**WRITTEN PROBLEM**
Retype every line from the start of the data down to and including the line with "recession_end = '2009-06'". Skip the pictures.

**DATA**
• • •
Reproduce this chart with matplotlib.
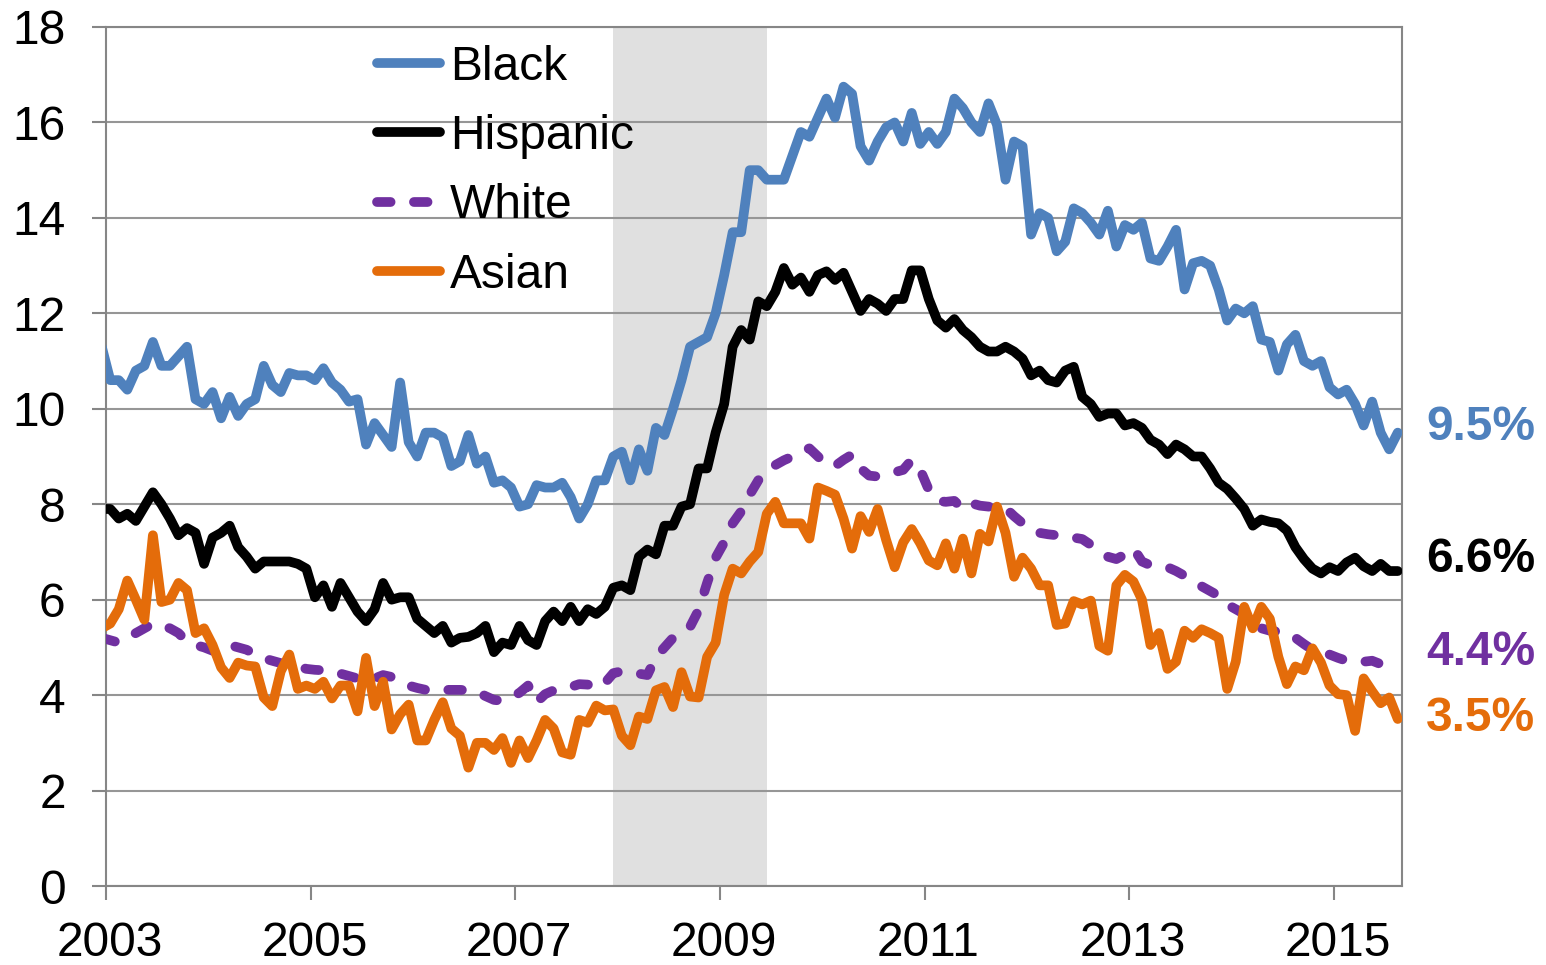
"""
Unemployment rate by race/ethnicity, monthly Dec 2002 - Aug 2015
Recession (Dec 2007 - Jun 2009) shaded
"""

import matplotlib
matplotlib.use('Agg')
import matplotlib.pyplot as plt
import matplotlib.transforms as mtransforms
import numpy as np
import pandas as pd

plt.rcParams['font.family'] = ['Liberation Sans', 'DejaVu Sans']

# Monthly data, Dec 2002 .. Aug 2015
first_month = '2002-12'
last_month = '2015-08'
recession_start = '2007-12'
recession_end = '2009-06'

black = [
    11.3,
    10.6, 10.6, 10.4, 10.8, 10.9, 11.4, 10.9, 10.9, 11.1, 11.3, 10.2, 10.1,
    10.35, 9.8, 10.25, 9.85, 10.1, 10.2, 10.9, 10.5, 10.35, 10.75, 10.7, 10.7,
    10.6, 10.85, 10.55, 10.4, 10.15, 10.2, 9.25, 9.7, 9.45, 9.2, 10.55, 9.3,
    9.0, 9.5, 9.5, 9.4, 8.8, 8.9, 9.45, 8.85, 9.0, 8.45, 8.5, 8.35,
    7.95, 8.0, 8.4, 8.35, 8.35, 8.45, 8.15, 7.7, 8.0, 8.5, 8.5, 9.0,
    9.1, 8.5, 9.15, 8.7, 9.6, 9.45, 10.0, 10.6, 11.3, 11.4, 11.5, 12.0,
    12.8, 13.7, 13.7, 15.0, 15.0, 14.8, 14.8, 14.8, 15.3, 15.8, 15.7, 16.1,
    16.5, 16.1, 16.75, 16.6, 15.5, 15.2, 15.6, 15.9, 16.0, 15.6, 16.2, 15.55,
    15.8, 15.55, 15.8, 16.5, 16.3, 16.0, 15.8, 16.4, 15.95, 14.8, 15.6, 15.5,
    13.65, 14.1, 14.0, 13.3, 13.5, 14.2, 14.1, 13.9, 13.65, 14.15, 13.4, 13.85,
    13.75, 13.9, 13.15, 13.1, 13.4, 13.75, 12.5, 13.05, 13.1, 13.0, 12.5, 11.85,
    12.1, 12.0, 12.15, 11.45, 11.4, 10.8, 11.35, 11.55, 11.0, 10.9, 11.0, 10.45,
    10.3, 10.4, 10.1, 9.65, 10.15, 9.5, 9.15, 9.5,
]

hispanic = [
    7.9,
    7.9, 7.7, 7.8, 7.65, 7.95, 8.25, 8.0, 7.7, 7.35, 7.5, 7.4, 6.75,
    7.3, 7.4, 7.55, 7.1, 6.9, 6.65, 6.8, 6.8, 6.8, 6.8, 6.75, 6.65,
    6.05, 6.3, 5.85, 6.35, 6.05, 5.75, 5.55, 5.8, 6.35, 6.0, 6.05, 6.05,
    5.6, 5.45, 5.3, 5.45, 5.1, 5.2, 5.22, 5.3, 5.45, 4.9, 5.1, 5.05,
    5.45, 5.15, 5.05, 5.55, 5.75, 5.55, 5.85, 5.55, 5.8, 5.7, 5.85, 6.25,
    6.3, 6.2, 6.9, 7.05, 6.95, 7.55, 7.55, 7.95, 8.0, 8.75, 8.75, 9.5,
    10.1, 11.3, 11.65, 11.45, 12.25, 12.15, 12.45, 12.95, 12.6, 12.75, 12.45, 12.8,
    12.88, 12.7, 12.85, 12.45, 12.05, 12.3, 12.2, 12.05, 12.3, 12.3, 12.9, 12.9,
    12.3, 11.85, 11.7, 11.88, 11.65, 11.5, 11.3, 11.2, 11.2, 11.3, 11.2, 11.05,
    10.7, 10.8, 10.6, 10.55, 10.8, 10.88, 10.25, 10.1, 9.83, 9.9, 9.9, 9.65,
    9.7, 9.6, 9.35, 9.25, 9.05, 9.25, 9.15, 9.0, 9.0, 8.75, 8.45, 8.32,
    8.12, 7.9, 7.55, 7.68, 7.63, 7.6, 7.45, 7.1, 6.85, 6.65, 6.55, 6.68,
    6.6, 6.78, 6.88, 6.7, 6.6, 6.75, 6.6, 6.6,
]

white = [
    5.2,
    5.15, 5.1, 5.2, 5.3, 5.4, 5.5, 5.45, 5.4, 5.3, 5.12, 5.05, 5.0,
    4.93, 4.95, 5.05, 5.0, 4.95, 4.85, 4.77, 4.72, 4.67, 4.62, 4.6, 4.55,
    4.53, 4.52, 4.5, 4.45, 4.4, 4.35, 4.32, 4.35, 4.42, 4.38, 4.3, 4.2,
    4.15, 4.11, 4.1, 4.11, 4.11, 4.11, 4.1, 4.07, 3.98, 3.9, 3.88, 3.95,
    4.05, 4.2, 3.85, 4.02, 4.1, 4.11, 4.17, 4.23, 4.22, 4.14, 4.25, 4.46,
    4.5, 4.49, 4.45, 4.42, 4.8, 5.0, 5.2, 5.32, 5.43, 5.78, 6.35, 6.88,
    7.2, 7.6, 7.85, 8.2, 8.5, 8.7, 8.82, 8.92, 9.0, 9.12, 9.17, 9.0,
    8.82, 8.8, 8.93, 9.04, 8.75, 8.6, 8.58, 8.62, 8.67, 8.72, 8.93, 8.72,
    8.3, 8.07, 8.05, 8.07, 7.9, 8.02, 7.97, 7.95, 7.93, 7.92, 7.75, 7.6,
    7.45, 7.4, 7.37, 7.35, 7.32, 7.3, 7.27, 7.15, 7.0, 6.9, 6.85, 6.95,
    7.08, 6.8, 6.72, 6.7, 6.68, 6.6, 6.5, 6.38, 6.28, 6.18, 6.08, 5.9,
    5.8, 5.7, 5.5, 5.4, 5.35, 5.33, 5.3, 5.2, 5.07, 4.95, 4.9, 4.85,
    4.78, 4.72, 4.7, 4.7, 4.72, 4.65, 4.55, 4.45,
]

asian = [
    5.4,
    5.5, 5.8, 6.4, 6.0, 5.58, 7.35, 5.95, 6.0, 6.35, 6.2, 5.3, 5.4,
    5.05, 4.58, 4.36, 4.68, 4.62, 4.6, 3.95, 3.77, 4.5, 4.85, 4.13, 4.2,
    4.13, 4.28, 3.93, 4.2, 4.2, 3.66, 4.78, 3.77, 4.28, 3.28, 3.6, 3.8,
    3.05, 3.05, 3.48, 3.85, 3.3, 3.15, 2.48, 3.0, 3.0, 2.85, 3.1, 2.58,
    3.05, 2.68, 3.05, 3.48, 3.3, 2.8, 2.75, 3.48, 3.42, 3.78, 3.68, 3.7,
    3.15, 2.95, 3.55, 3.5, 4.1, 4.17, 3.75, 4.48, 3.97, 3.95, 4.8, 5.1,
    6.1, 6.65, 6.55, 6.8, 7.0, 7.8, 8.05, 7.6, 7.6, 7.6, 7.28, 8.35,
    8.28, 8.2, 7.7, 7.07, 7.75, 7.42, 7.9, 7.25, 6.68, 7.2, 7.48, 7.18,
    6.82, 6.72, 7.18, 6.65, 7.28, 6.55, 7.38, 7.22, 7.95, 7.4, 6.48, 6.88,
    6.65, 6.3, 6.3, 5.47, 5.5, 5.97, 5.9, 5.98, 5.03, 4.93, 6.3, 6.52,
    6.38, 6.0, 5.05, 5.3, 4.55, 4.7, 5.35, 5.2, 5.38, 5.3, 5.2, 4.13,
    4.7, 5.85, 5.4, 5.85, 5.6, 4.8, 4.23, 4.6, 4.52, 4.98, 4.68, 4.2,
    4.02, 4.0, 3.25, 4.35, 4.08, 3.83, 3.95, 3.5,
]

labels = ['Black', 'Hispanic', 'White', 'Asian']
end_labels = ['9.5%', '6.6%', '4.4%', '3.5%']
end_label_y = [9.6, 6.85, 4.9, 3.5]
colors = ['#4F81BD', '#000000', '#7030A0', '#E46C0A']

FS = 34.5


def month_pos(periods):
    # each month sits in the middle of its slot on the date axis
    return periods.year + (periods.month - 1 + 0.5) / 12.0


months = pd.period_range(first_month, last_month, freq='M')
x = month_pos(months)
rec = month_pos(pd.PeriodIndex([recession_start, recession_end], freq='M'))

fig = plt.figure(figsize=(15.46, 9.65), dpi=100)
ax = fig.add_axes([106 / 1546, 1 - 886 / 965, 1296 / 1546, 859 / 965])

ax.axvspan(rec[0], rec[1], color='#E0E0E0', lw=0, zorder=0)

series = [black, hispanic, white, asian]
for vals, lab, col in zip(series, labels, colors):
    kw = dict(color=col, lw=7, label=lab, solid_joinstyle='round',
              solid_capstyle='round', zorder=3)
    if lab == 'White':
        kw.update(dashes=(1.4, 2.4), dash_capstyle='round',
                  dash_joinstyle='round')
    ax.plot(x, vals, **kw)

for txt, yv, col in zip(end_labels, end_label_y, colors):
    ax.text(1.0185, yv, txt, transform=ax.get_yaxis_transform(),
            color=col, fontsize=FS, fontweight='bold', ha='left', va='center')

ax.set_xlim(2003, 2003 + len(months[1:]) / 12.0)
ax.set_ylim(0, 18)
ax.set_yticks(np.arange(0, 19, 2))
ax.set_xticks(np.arange(2003, 2016, 2))
ax.tick_params(axis='both', labelsize=FS, colors='#868686', labelcolor='black',
               length=10, width=1.5, direction='out')
ax.tick_params(axis='y', pad=19)
ax.tick_params(axis='x', pad=15)

# year labels sit a few pixels right of their ticks in the original
shift = mtransforms.ScaledTranslation(4 / 100, 0, fig.dpi_scale_trans)
for lbl in ax.get_xticklabels():
    lbl.set_transform(lbl.get_transform() + shift)

ax.set_axisbelow(True)
ax.grid(axis='y', color='#969696', lw=1.5)
ax.grid(axis='x', visible=False)
for side in ['left', 'right', 'bottom', 'top']:
    ax.spines[side].set_color('#868686')
    ax.spines[side].set_linewidth(1.5)

ax.legend(loc='upper left', bbox_to_anchor=(0.209, 0.9795), frameon=False,
          fontsize=FS, handlelength=1.32, handletextpad=0.2,
          labelspacing=0.51, borderpad=0, borderaxespad=0)

plt.savefig('out.png', dpi=100)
• • •
**SOLUTION TO THE EXERCISE**
Reproduce this chart with matplotlib.
"""
Unemployment rate by race/ethnicity, monthly Dec 2002 - Aug 2015
Recession (Dec 2007 - Jun 2009) shaded
"""

import matplotlib
matplotlib.use('Agg')
import matplotlib.pyplot as plt
import matplotlib.transforms as mtransforms
import numpy as np
import pandas as pd

plt.rcParams['font.family'] = ['Liberation Sans', 'DejaVu Sans']

# Monthly data, Dec 2002 .. Aug 2015
first_month = '2002-12'
last_month = '2015-08'
recession_start = '2007-12'
recession_end = '2009-06'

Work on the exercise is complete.